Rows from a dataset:
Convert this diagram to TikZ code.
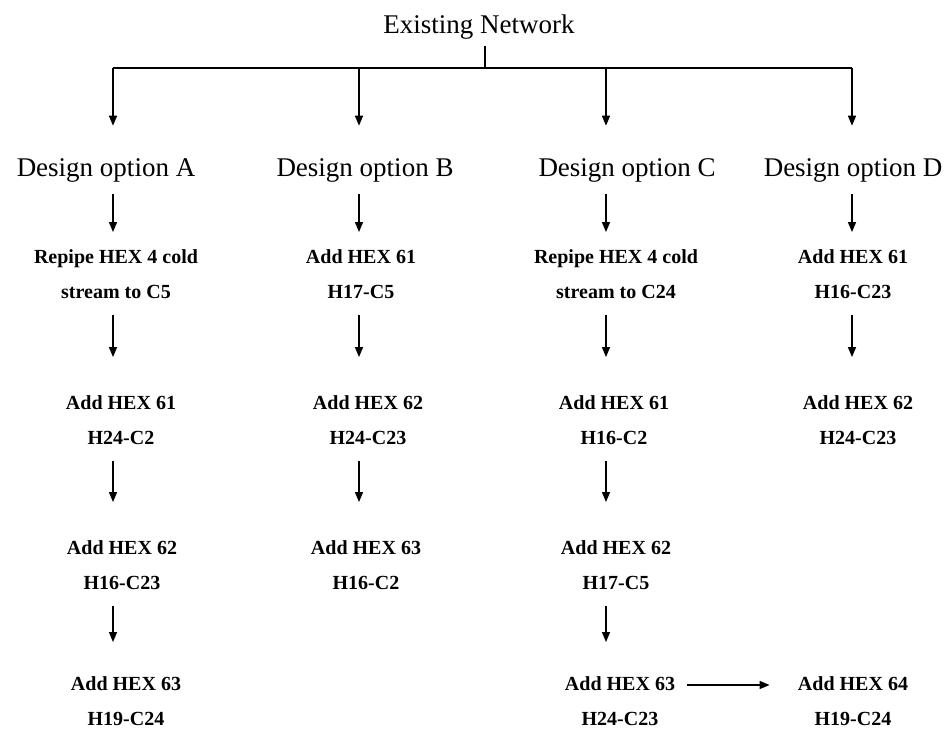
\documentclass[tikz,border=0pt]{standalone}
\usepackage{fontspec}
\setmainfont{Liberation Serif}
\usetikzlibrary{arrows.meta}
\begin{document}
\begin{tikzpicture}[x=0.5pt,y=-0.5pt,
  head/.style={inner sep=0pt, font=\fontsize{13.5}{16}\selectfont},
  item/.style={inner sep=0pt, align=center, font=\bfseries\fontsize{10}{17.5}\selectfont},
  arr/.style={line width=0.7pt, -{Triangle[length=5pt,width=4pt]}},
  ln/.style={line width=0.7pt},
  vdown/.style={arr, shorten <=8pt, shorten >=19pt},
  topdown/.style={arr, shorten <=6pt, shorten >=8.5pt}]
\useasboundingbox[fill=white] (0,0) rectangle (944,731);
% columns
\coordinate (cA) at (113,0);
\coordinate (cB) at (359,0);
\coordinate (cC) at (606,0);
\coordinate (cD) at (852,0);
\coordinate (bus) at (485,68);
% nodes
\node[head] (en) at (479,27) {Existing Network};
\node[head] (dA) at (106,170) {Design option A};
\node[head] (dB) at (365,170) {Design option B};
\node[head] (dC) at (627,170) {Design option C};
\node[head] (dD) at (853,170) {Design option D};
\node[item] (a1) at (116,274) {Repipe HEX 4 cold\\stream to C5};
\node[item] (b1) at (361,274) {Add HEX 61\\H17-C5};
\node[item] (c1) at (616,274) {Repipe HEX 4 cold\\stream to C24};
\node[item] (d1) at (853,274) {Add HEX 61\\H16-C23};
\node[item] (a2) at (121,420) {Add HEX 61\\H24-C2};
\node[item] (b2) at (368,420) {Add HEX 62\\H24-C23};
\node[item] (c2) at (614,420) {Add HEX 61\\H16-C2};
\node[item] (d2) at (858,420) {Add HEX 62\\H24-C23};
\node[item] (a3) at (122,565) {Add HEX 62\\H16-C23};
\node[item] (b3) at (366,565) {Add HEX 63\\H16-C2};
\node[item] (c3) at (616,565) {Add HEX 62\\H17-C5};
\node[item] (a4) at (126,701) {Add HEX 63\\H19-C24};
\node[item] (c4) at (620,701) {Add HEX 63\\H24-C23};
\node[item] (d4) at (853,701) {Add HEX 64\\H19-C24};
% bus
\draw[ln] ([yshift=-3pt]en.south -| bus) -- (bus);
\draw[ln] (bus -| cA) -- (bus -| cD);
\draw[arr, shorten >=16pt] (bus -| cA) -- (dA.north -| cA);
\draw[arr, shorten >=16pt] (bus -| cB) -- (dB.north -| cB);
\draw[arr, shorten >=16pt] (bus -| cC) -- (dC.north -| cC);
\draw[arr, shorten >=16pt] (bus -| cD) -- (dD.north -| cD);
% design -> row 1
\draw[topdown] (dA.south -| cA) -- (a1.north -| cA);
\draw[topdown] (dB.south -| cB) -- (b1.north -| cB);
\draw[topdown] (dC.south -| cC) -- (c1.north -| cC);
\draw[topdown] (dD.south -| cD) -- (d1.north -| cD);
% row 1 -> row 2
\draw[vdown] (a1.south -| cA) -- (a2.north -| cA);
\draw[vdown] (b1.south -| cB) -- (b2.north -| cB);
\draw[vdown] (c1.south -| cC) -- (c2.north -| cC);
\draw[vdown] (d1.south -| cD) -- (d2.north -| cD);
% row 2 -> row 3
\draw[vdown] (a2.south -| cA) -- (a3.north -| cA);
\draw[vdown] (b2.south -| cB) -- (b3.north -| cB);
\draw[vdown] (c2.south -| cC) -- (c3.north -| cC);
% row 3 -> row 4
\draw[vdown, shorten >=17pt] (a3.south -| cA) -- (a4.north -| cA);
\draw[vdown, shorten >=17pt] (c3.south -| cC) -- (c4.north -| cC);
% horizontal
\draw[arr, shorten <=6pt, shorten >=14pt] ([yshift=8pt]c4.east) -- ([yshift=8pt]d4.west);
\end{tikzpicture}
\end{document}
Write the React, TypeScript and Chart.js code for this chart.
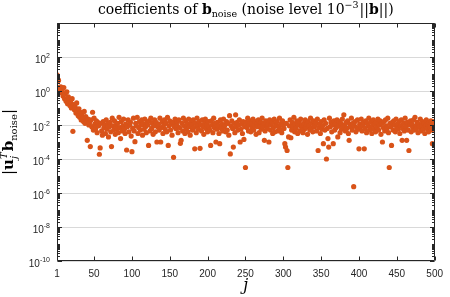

WRITTEN INSTRUCTION: Search the entries for the word "this", then gather every line that has it.

EXERCISE RESULT:
Convert this diagram to TikZ code.
Write the React, TypeScript and Chart.js code for this chart.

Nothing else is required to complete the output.